The AU Debate Society was ranked No. 7 in the country, the highest ranking in the club’s history.
AU Debate Society ranked No. 14 in 2010 and No. 21 in 2009, according to Debate Society President James Schmitt.
Schmitt and Debate Society Vice President Stephanie Caravias competed together, ranking fourth in the nation for best team behind pairs from Boston University, Yale University and Harvard University, according to the American Parliamentary Debate Association, which ranks U.S. college debate teams.
Schmitt and Caravias won the University of Virginia tournament on April 1 and 2, defeating a Johns Hopkins University team. The pair also placed first in tournaments at the College of William and Mary and the University of Maryland-College Park earlier this year.
“It’s the best American [University Debate Society] has ever done in the history of our team,” Caravias said.
AU Debate Society receives $6,000 annually, the maximum amount an AU club can receive from the AU Club Council. Schmitt said the amount is significantly less than their competitors, such as Yale University and Harvard University. This low funding restricts the number of students the club can bring to tournaments to five or six students, while competing schools bring anywhere from seven to 16 students, according to Caravias.
“Student Activities and AUCC give us the maximum amount of funding, but even with that, we’re still considered one of the poorest teams on the entire circuit,” she said.
The Debate Society attends tournaments in the D.C. area almost every week to present its proposals on a selected topic and debate against other colleges. The team practices for hours, researching and preparing before practicing and critiquing one another’s performance.
Schmitt said the Debate Society’s success is a result of mastering the fundamental aspects of debate.
“We’re very fortunate to have a strong institutional foundation for the past five years,” Schmitt said. “The Debate Society’s members have been incredibly dedicated to making sure they’re doing well and building a strong base.”
Schmitt placed second for Speaker of the Year, with Caravias taking sixth place. College of Arts and Sciences freshman Kurt Girard placed fifth in the Novice Speaker of the Year category.
Caravias said the novices in the Debate Society are performing well this year, placing first in tournaments at Johns Hopkins University, Franklin and Marshall College and Princeton University.

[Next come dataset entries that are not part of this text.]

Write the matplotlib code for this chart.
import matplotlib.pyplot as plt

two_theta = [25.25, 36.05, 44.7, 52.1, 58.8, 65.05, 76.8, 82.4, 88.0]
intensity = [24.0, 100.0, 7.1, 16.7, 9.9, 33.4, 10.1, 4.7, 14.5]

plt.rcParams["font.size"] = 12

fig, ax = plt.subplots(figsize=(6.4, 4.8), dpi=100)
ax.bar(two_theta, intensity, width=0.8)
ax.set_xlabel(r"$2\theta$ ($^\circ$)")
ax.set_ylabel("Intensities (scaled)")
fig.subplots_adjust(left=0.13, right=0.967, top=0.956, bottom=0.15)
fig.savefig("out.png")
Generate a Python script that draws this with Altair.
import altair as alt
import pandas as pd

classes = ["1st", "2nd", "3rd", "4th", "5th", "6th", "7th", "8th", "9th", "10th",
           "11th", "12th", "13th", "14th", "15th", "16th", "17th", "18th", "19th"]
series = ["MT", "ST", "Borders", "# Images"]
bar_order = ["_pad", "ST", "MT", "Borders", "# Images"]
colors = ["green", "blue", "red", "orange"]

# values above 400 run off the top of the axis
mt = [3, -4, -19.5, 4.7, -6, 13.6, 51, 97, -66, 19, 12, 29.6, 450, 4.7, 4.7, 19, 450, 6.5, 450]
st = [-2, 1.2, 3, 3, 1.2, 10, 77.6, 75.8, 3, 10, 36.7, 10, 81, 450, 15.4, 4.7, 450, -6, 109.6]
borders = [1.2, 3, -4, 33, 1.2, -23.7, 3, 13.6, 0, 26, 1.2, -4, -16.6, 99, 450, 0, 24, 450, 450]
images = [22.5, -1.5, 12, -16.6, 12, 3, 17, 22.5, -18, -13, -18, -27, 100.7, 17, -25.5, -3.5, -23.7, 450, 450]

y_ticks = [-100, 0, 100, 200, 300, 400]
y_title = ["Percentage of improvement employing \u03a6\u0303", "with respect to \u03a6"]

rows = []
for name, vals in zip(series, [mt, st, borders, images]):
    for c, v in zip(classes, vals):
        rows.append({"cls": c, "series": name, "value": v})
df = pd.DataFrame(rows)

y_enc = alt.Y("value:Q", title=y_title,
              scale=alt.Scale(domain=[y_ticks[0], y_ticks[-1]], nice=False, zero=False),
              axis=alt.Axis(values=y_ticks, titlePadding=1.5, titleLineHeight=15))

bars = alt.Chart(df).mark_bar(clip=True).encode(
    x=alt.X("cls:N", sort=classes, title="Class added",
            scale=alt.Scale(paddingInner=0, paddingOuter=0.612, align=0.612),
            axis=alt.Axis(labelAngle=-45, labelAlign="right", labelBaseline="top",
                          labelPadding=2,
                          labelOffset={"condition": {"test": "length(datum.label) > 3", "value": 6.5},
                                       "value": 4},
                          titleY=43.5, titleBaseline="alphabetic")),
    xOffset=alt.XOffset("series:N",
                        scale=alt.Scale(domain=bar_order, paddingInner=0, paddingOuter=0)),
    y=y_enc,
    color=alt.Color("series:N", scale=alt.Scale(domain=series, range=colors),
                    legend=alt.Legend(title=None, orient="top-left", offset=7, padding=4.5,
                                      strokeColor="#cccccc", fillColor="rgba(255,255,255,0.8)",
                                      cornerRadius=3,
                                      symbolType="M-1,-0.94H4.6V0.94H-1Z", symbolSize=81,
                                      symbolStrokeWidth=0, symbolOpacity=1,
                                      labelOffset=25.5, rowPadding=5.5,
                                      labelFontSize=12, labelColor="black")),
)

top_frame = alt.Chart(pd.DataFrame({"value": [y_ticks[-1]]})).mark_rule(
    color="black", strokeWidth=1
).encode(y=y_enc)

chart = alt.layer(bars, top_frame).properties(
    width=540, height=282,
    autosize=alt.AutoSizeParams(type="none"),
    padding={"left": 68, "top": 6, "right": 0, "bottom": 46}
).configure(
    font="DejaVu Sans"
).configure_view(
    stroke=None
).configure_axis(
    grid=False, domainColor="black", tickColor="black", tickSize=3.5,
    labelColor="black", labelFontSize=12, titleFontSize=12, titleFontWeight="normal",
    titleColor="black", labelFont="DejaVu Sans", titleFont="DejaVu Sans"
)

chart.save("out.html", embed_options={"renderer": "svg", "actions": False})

“We debated novices a couple times a week and very frequently, I’m scared that they’re getting far better than me already,” Caravias said. “And they’ve only been debating for a year.”
Debate Society Vice President of Operations and novice debater Ki’tay Davidson said the club’s success is due to good chemistry.
“We get along as a team and the amount of dedication and willingness to critique each other is the result of our success,” Davidson said.
The Debate Society was founded at AU in 2002, but did not begin seriously competing until the 2006-2007 season, according to Schmitt.
“I think we represent a break out here for American since we’ve entered the top-tier schools of debate,” Schmitt said.